The Securities and Exchange Commission reached a settlement with a crypto firm with ties to the White House in order to resolve a yearslong case against them, a move that has been criticized by a current SEC commissioner appointed by President Donald Trump who said it “undermines the SEC” and is “not a settlement [she] can support.”
The agreement, as laid out in court, would allow the company — Ripple Labs — to recover most of a $125 million fine previously imposed on them, but still pay a significant portion.
Specifically, the agreement would have Ripple pay $50 million to the SEC, but the rest of the $125 million — which is currently being held in an escrow account — would return to the company, saving them approximately $75 million. The agreement would also vacate an injunction barring the company from committing further violations.
The settlement asks the court to grant the joint request to dissolve the injunction against Ripple and return the funds according to the agreement. The court now needs to approve the settlement, and then the parties will move to the higher courts to seek dismissal of their appeals, including Ripple’s appeal of the fine.
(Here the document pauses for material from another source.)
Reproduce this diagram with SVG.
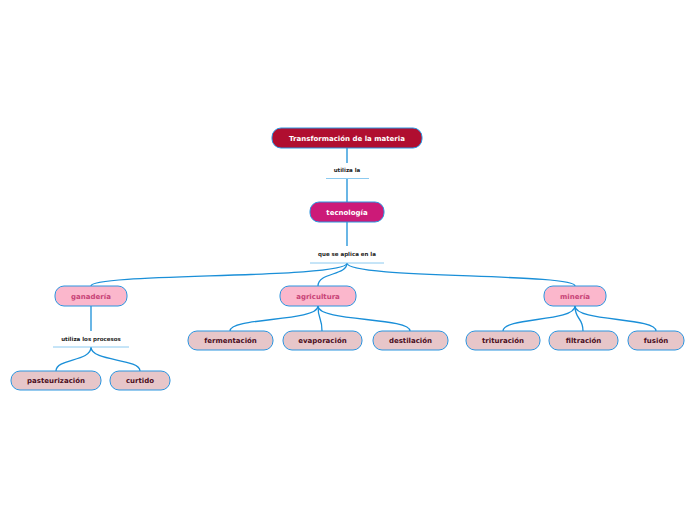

In a statement, SEC Commissioner Caroline Crenshaw said, “This is not a settlement I can support” and urged the court to reject it.
Crenshaw, a Democrat, was appointed commissioner by Trump during his first term and was unanimously confirmed by the Senate in 2020. Her term expired in 2024, but she was renominated by former President Joe Biden. Commissioners can serve up to 18 months after their terms end.
The Ripple (XRP) logo seen displayed on a smartphone.
Rafael Henrique/SOPA Images/Sipa USA via AP
Crenshaw, in her statement, said the settlement does a “tremendous disservice” to the public and said it goes hand in hand with what she says has been the “programmatic disassembly of the SEC’s crypto enforcement program.”
“Our agency is, I fear, worried that the appellate court would issue a sound ruling that agreed with the legal arguments already laid out by the Commission,” she wrote. “That would undermine the agency’s new apparent mission of dismantling our crypto enforcement program and eroding investor protections.”
Ripple donated $5 million to Trump’s inaugural committee, sources previously told ABC News, and its CEO, Brad Garlinghouse, posted a photo after meeting with Trump in January. Garlinghouse also attended Trump’s “crypto summit” at the White House earlier this year.
Garlinghouse had previously called the resolution “a victory – and a long overdue surrender by the SEC.”
The SEC’s case had been going on for over four years. In December 2020 — while Trump was still in office — the SEC sued Ripple and two executives for violating securities laws when they raised $1.4 billion through the sale of XRP crypto tokens.
A federal judge handed Ripple a landmark legal victory in 2023 when she ruled that the publicly sold tokens did not constitute a security, though she still fined the company $125 million because the tokens should have been sold to institutional investors. The SEC had appealed, then later dropped that ruling in March.